PARIS, Mar 12 (Reuters) French Prime Minister Dominique de Villepin faced the biggest test of his 10 months in office today as he prepared to defend youth labour reforms which have sparked student protests and sent his popularity tumbling.
Villepin was due to give a major television interview a day after police smashed their way into Paris's Sorbonne University to end the first student occupation since a May 1968 student revolt that weakened his political idol Charles de Gaulle.
French media said Villepin, a likely contender to succeed conservative President Jacques Chirac in elections next year, looked increasingly isolated over his proposals to loosen France's rigid labour laws to try to reduce youth unemployment.
''Villepin alone against everyone,'' headlined Le Parisien today.
''Villepin's big gamble,'' declared Journal du Dimanche.
''Faced by student opposition, Villepin will have to yield some ground without losing face. While the parliamentary majority supports him officially, in reality he faces this test very much alone,'' Le Parisien reported.
Appointed by Chirac in May 2005 after his conservative government had been dealt a serious blow by defeat in a referendum on Europe, Villepin took charge with a fiery personal style that at first secured him a firm footing in the polls.
But a series of mishaps from suburban unrest late last year to a pick-up in unemployment, a row over privatisation and a health scare in France's Indian Ocean island of Reunion have piled pressure on Villepin and left him battling on all fronts.
His number two in the conservative government, Interior Minister Nicolas Sarkozy, who is also seen as his main rival for the conservative nomination in 2007 presidential elections, cut short a trip to the French West Indies because of the protests.
Both men are anxious to avoid any mis-steps in response to the rioting, after Sarkozy was widely said to have blundered by referring to last year's suburban protesters as ''riff-raff''.
Opposition Socialists said the government was out of touch and urged Villepin to back down on the labour reforms.
Student leaders said they planned more demonstrations for Thursday and Saturday.
The labour reforms are the brainchild of Villepin, a member of the ruling Gaullist UMP party, and came in response to the widespread suburban unrest around France five months ago that was blamed in part on high levels of youth unemployment.
His First Employment Contract (CPE) would make it easier for bosses to hire and fire people under the age of 26 in the hope this would open chances for young people with few prospects.
Villepin says these rules will make it easier for employers to take a risk hiring young people and create jobs.
But students see them as discriminatory and a threat to France's system of benefits and employment protection.
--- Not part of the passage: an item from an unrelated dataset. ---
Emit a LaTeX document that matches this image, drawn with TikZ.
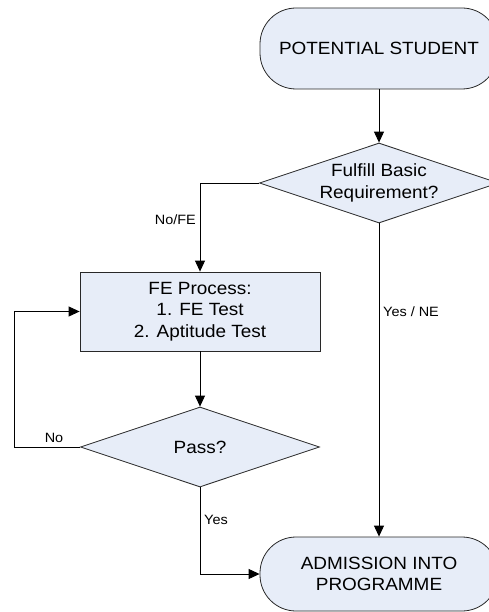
\documentclass[tikz,border=0pt]{standalone}
\usepackage{fontspec}
\setmainfont{Liberation Sans}[FakeStretch=1.07]
\usetikzlibrary{shapes.geometric,arrows.meta}
\definecolor{boxfill}{RGB}{231,237,248}
\definecolor{edge}{RGB}{40,40,40}
\begin{document}
\begin{tikzpicture}[x=1pt,y=-1pt,
  every node/.style={font=\fontsize{17.7}{21.5}\selectfont, text=black},
  term/.style={draw=edge, fill=boxfill, line width=0.8pt, rectangle, rounded corners=36pt, minimum width=238pt, inner sep=0pt, align=center},
  procbox/.style={draw=edge, fill=boxfill, line width=0.8pt, rectangle, minimum width=240pt, minimum height=79pt, inner sep=0pt, align=center},
  decbox/.style={draw=edge, fill=boxfill, line width=0.8pt, diamond, minimum width=239pt, minimum height=80pt, inner sep=0pt},
  conn/.style={draw=black, line width=0.9pt, -{Triangle[length=11pt,width=10pt]}},
  lab/.style={font=\fontsize{13.5}{16}\selectfont, inner sep=0pt}]
\useasboundingbox (0,0) rectangle (489,612);
\clip (0,0) rectangle (489,612);
\node[term, minimum height=81pt] (start) at (379,48.5) {POTENTIAL STUDENT};
\node[decbox, label={[align=center]center:Fulfill Basic\\Requirement?}] (d1) at (379,183) {};
\node[procbox] (fe) at (200,311.5) {FE Process:\\1. FE Test\\2. Aptitude Test};
\node[decbox, label={center:Pass?}] (d2) at (200,447) {};
\node[term, minimum height=74pt] (adm) at (379,574) {ADMISSION INTO\\PROGRAMME};
\coordinate (loopA) at (14,447);
\coordinate (loopB) at (14,311.5);
\draw[conn] (start.south) -- (d1.north);
\draw[conn] (d1.west) -| (fe.north);
\node[lab, anchor=east] (lnofe) at (196,220) {No/FE};
\draw[conn] (fe.south) -- (d2.north);
\draw[conn] (d2.west) -- (loopA) -- (loopB) -- (fe.west);
\node[lab] (lno) at (54,438) {No};
\draw[conn] (d2.south) |- (adm.west);
\node[lab, anchor=west] (lyes) at (204,520) {Yes};
\draw[conn] (d1.south) -- (adm.north);
\node[lab, anchor=west] (lyesne) at (383,312) {Yes / NE};
\end{tikzpicture}
\end{document}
Commentators say Villepin, who has never been elected, is paying a price for rushing the reforms through parliament using a fast-track procedure and without talking to France's unions.
He is expected to defend the reforms in his TF1 television interview at 1900 GMT while trying to separate them from free-market principles which are widely unpopular in France.
A senior Gaullist figure, National Assembly speaker Jean-Louis Debre, who does not serve in government but whose voice is influential, raised the prospect of some compromise.
''The CPE will not solve everything. It can certainly be improved. But it is a way of getting young people out of their current impasse,'' he told Journal du Dimanche in an interview.
Authorities meanwhile said the Sorbonne would remain closed tomorrow to allow a clean-up after the three-day sit-in.
Education Minister Gilles de Robien held up torn books as he toured ransacked offices yesterday and university authorities accused protesters of damaging France's national heritage.
The Sorbonne is home to part of the national archive including a collection of pre-French Revolution texts.
Students joined by other protesters outside the Sorbonne argued late yesterday over how much damage had been done.
''We were all very much afraid of damaging the national heritage,'' 20-year-old student Marianne said.
''Oh yes, whose heritage is that? It's for the elite,'' shouted a woman in her late forties.